_WORK TO COMPLETE_:
Set out each line from the following listing that includes the word "this".

########

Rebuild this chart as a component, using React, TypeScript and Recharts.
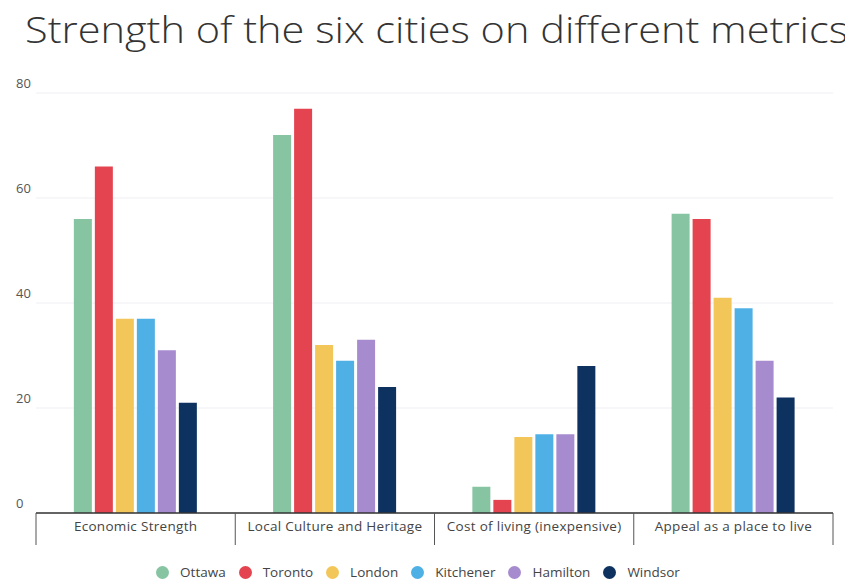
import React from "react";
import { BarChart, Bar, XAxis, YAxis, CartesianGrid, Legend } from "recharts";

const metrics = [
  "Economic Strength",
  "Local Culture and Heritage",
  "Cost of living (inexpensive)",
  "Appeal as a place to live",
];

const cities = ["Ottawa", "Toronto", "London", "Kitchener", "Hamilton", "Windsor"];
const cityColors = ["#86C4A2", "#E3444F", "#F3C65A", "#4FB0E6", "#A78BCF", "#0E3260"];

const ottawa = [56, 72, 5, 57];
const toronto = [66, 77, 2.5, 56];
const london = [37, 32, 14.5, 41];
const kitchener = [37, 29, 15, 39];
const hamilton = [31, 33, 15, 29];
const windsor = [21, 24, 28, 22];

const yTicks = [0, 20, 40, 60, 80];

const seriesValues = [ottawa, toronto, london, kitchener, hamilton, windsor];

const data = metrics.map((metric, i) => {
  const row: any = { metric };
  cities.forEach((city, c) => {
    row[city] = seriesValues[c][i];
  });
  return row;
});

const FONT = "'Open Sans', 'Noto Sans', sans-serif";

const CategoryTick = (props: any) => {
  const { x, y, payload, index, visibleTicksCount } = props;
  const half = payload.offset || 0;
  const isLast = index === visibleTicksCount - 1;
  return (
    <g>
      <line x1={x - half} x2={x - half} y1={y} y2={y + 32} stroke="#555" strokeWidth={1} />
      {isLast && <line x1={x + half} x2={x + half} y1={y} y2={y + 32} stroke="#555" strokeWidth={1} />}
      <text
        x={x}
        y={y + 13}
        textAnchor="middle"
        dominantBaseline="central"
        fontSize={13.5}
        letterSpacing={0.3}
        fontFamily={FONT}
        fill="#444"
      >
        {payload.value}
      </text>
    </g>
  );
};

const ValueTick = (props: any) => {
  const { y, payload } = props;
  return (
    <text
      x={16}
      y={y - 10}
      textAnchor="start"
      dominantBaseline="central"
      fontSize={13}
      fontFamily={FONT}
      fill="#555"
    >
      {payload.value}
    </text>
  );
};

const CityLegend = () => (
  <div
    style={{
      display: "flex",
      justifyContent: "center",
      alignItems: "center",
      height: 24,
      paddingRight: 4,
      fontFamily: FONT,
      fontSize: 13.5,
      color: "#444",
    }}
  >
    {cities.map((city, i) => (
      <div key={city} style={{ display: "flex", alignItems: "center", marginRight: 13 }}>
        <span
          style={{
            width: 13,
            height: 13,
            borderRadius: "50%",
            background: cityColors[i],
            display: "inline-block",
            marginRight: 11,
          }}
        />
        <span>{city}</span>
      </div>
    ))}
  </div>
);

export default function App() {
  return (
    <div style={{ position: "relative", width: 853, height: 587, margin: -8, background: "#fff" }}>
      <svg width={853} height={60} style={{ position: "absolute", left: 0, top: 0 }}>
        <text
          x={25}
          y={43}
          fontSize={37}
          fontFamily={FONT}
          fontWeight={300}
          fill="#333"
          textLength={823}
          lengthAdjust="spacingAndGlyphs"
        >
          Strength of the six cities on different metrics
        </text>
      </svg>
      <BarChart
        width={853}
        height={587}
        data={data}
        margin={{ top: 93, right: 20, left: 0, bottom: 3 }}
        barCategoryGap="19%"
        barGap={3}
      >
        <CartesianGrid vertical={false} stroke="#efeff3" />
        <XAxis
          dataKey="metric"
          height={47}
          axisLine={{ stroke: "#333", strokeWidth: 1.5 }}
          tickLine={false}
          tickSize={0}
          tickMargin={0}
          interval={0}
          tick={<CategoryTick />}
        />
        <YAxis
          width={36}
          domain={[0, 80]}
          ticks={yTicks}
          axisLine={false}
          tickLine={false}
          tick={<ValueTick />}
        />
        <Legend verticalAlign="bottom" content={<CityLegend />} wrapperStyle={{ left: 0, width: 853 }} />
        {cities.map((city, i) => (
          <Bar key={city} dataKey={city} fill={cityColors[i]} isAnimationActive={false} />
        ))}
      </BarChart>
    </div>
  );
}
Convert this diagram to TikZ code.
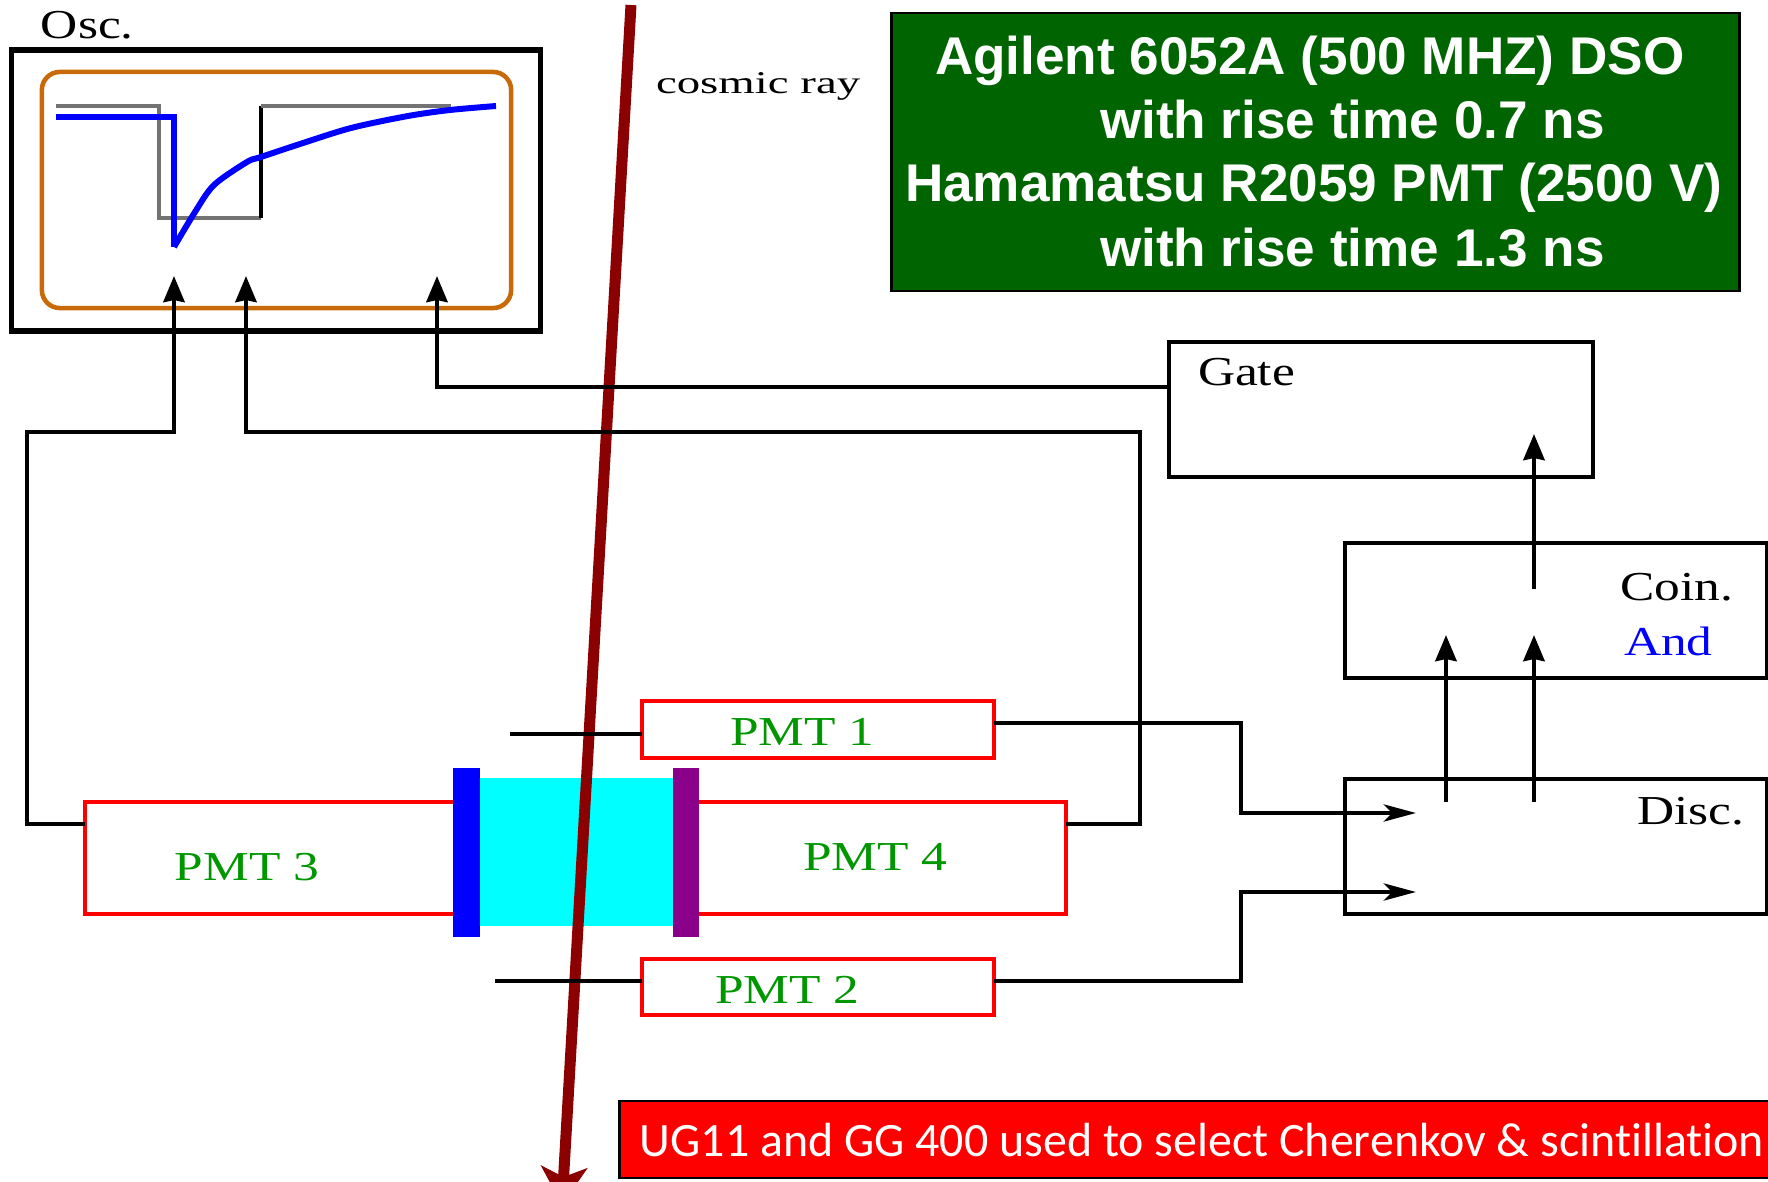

########

_WRITTEN RESPONSE_:
Rebuild this chart as a component, using React, TypeScript and Recharts.
Convert this diagram to TikZ code.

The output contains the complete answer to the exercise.